Кстати, о фильме «Ликвидация». Сериал совершенно замечательный, особенно на фоне нашего остального. Жуков там несколько идеализированный, ну это ничего. Но не было там на самом деле никакой интриги. Там грабанули кого-то из жуковских офицеров. Он пришел в совершеннейшую ярость. Велел конфисковать всю картотеку, и его особый отдел с приданными армейскими частями по спискам, по личным делам перестрелял всех бандитов в Одессе и окрестностях кроме тех, которые успели сбежать. Больше бандитизма в Одессе не было никогда, как, в общем-то, не было его и в Советском Союзе после задействования в конце 45-го в конце 46-го года Особого отдела по борьбе с бандитизмом. Бандитов расстреливали там, где их настигали.

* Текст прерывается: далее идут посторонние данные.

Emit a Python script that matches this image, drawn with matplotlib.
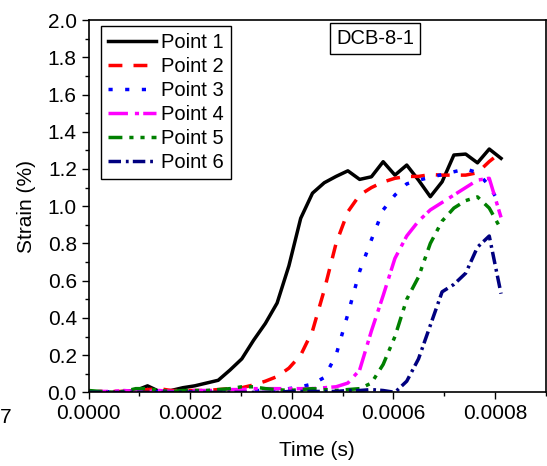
import matplotlib
matplotlib.use('Agg')
import matplotlib.pyplot as plt
from matplotlib.ticker import MultipleLocator, FormatStrFormatter

plt.rcParams['font.family'] = ['Liberation Sans', 'DejaVu Sans']
plt.rcParams['lines.scale_dashes'] = False

# sampling times (s)
time = [0.0, 23.2e-6, 46.4e-6, 69.6e-6, 92.8e-6, 115.9e-6, 139.1e-6, 162.3e-6,
        185.5e-6, 208.7e-6, 231.9e-6, 255.1e-6, 278.3e-6, 301.5e-6, 324.7e-6,
        347.8e-6, 371.0e-6, 394.2e-6, 417.4e-6, 440.6e-6, 463.8e-6, 487.0e-6,
        510.2e-6, 533.4e-6, 556.6e-6, 579.7e-6, 602.9e-6, 626.1e-6, 649.3e-6,
        672.5e-6, 695.7e-6, 718.9e-6, 742.1e-6, 765.3e-6, 788.5e-6, 811.7e-6]

# strain (%) at each gauge point
point1 = [0.0, 0.0, 0.0, 0.005, 0.01, 0.035, 0.005, 0.01, 0.025, 0.035, 0.05, 0.065,
          0.12, 0.18, 0.28, 0.37, 0.48, 0.68, 0.935, 1.07, 1.126, 1.16, 1.19, 1.144,
          1.158, 1.239, 1.167, 1.221, 1.14, 1.051, 1.131, 1.275, 1.28, 1.233, 1.307, 1.257]
point2 = [0.0, 0.005, 0.005, 0.005, 0.01, 0.015, 0.02, 0.01, 0.01, 0.01, 0.01, 0.015,
          0.02, 0.025, 0.04, 0.06, 0.085, 0.13, 0.2, 0.33, 0.55, 0.8, 0.97, 1.06,
          1.1, 1.13, 1.15, 1.16, 1.16, 1.17, 1.167, 1.167, 1.167, 1.18, 1.24, 1.29]
point3 = [0.0, 0.0, 0.005, 0.0, 0.005, 0.0, 0.005, 0.0, 0.005, 0.0, 0.005, 0.0,
          0.005, 0.005, 0.01, 0.01, 0.01, 0.02, 0.03, 0.045, 0.08, 0.2, 0.42, 0.65,
          0.82, 0.98, 1.06, 1.12, 1.14, 1.155, 1.17, 1.185, 1.2, 1.18, 1.11, 1.0]
point4 = [0.0, 0.005, 0.005, 0.01, 0.005, 0.005, 0.01, 0.005, 0.005, 0.01, 0.01, 0.01,
          0.015, 0.015, 0.02, 0.02, 0.02, 0.02, 0.02, 0.02, 0.025, 0.03, 0.05, 0.12,
          0.33, 0.52, 0.72, 0.84, 0.92, 0.98, 1.02, 1.06, 1.1, 1.14, 1.15, 0.94]
point5 = [0.01, 0.005, 0.0, 0.005, 0.02, 0.02, 0.01, 0.005, 0.01, 0.01, 0.01, 0.015,
          0.02, 0.03, 0.03, 0.02, 0.015, 0.01, 0.015, 0.02, 0.015, 0.01, 0.015, 0.02,
          0.05, 0.15, 0.3, 0.5, 0.62, 0.8, 0.92, 0.99, 1.03, 1.05, 0.99, 0.876]
point6 = [0.0, 0.0, 0.0, 0.0, 0.0, 0.0, 0.0, 0.0, 0.0, 0.0, 0.0, 0.0,
          0.0, 0.0, 0.0, 0.0, 0.0, 0.005, 0.005, 0.005, 0.005, 0.005, 0.01, 0.01,
          0.015, 0.01, 0.0, 0.06, 0.18, 0.36, 0.54, 0.58, 0.64, 0.78, 0.84, 0.53]

labels = ['Point 1', 'Point 2', 'Point 3', 'Point 4', 'Point 5', 'Point 6']
colors = ['black', '#ff0000', '#0000ff', '#ff00ff', '#008000', '#000080']
styles = ['-', (0, (10, 8)), (0, (3, 9)), (0, (14, 5, 3, 3)),
          (0, (10, 5, 3, 5, 3, 5)), (0, (9, 3.5, 2, 3))]

fig = plt.figure(figsize=(5.47, 4.66), dpi=100)
ax = fig.add_axes([0.162, 0.158, 0.836, 0.799])

for y, lab, c, ls in zip([point1, point2, point3, point4, point5, point6],
                         labels, colors, styles):
    ax.plot(time, y, color=c, linestyle=ls, linewidth=2.5, label=lab)

ax.set_xlim(0, 0.0009)
ax.set_ylim(0, 2.0)
ax.xaxis.set_major_locator(MultipleLocator(0.0002))
ax.xaxis.set_minor_locator(MultipleLocator(0.0001))
ax.yaxis.set_major_locator(MultipleLocator(0.2))
ax.yaxis.set_minor_locator(MultipleLocator(0.1))
ax.xaxis.set_major_formatter(FormatStrFormatter('%.4f'))
ax.yaxis.set_major_formatter(FormatStrFormatter('%.1f'))
ax.tick_params(which='major', direction='out', length=5, width=1, labelsize=15)
ax.tick_params(which='minor', direction='out', length=3, width=1)
for s in ax.spines.values():
    s.set_linewidth(1.2)

ax.set_xlabel('Time (s)', fontsize=15, labelpad=13)
ax.set_ylabel('Strain (%)', fontsize=15, labelpad=8)

leg = ax.legend(loc='upper left', bbox_to_anchor=(0.026, 0.984), borderaxespad=0,
                fontsize=14.5, handlelength=2.4, handletextpad=0.25,
                labelspacing=0.25, fancybox=False, framealpha=1,
                edgecolor='black', borderpad=0.35)
leg.get_frame().set_linewidth(1.0)

ax.text(0.000564, 1.903, 'DCB-8-1', fontsize=14.5, ha='center', va='center',
        bbox=dict(boxstyle='square,pad=0.3', facecolor='white', edgecolor='black', lw=1))

fig.text(0.0, 0.104, '7', fontsize=15, ha='left', va='center')

fig.savefig('out.png', dpi=100)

И верите ли, те уроды, которые говорят: «Главное – не тяжесть наказания, а его неотвратимость» — ну, это одна из бредятин, одна из форма наглой лжи современных либералов… Перевелись бандиты после того, как задействовали этот закон. Те, кого не перестреляли, перестали быть бандитами. Они очень боялись залететь под эту статью. Вот, понимаете, такая история.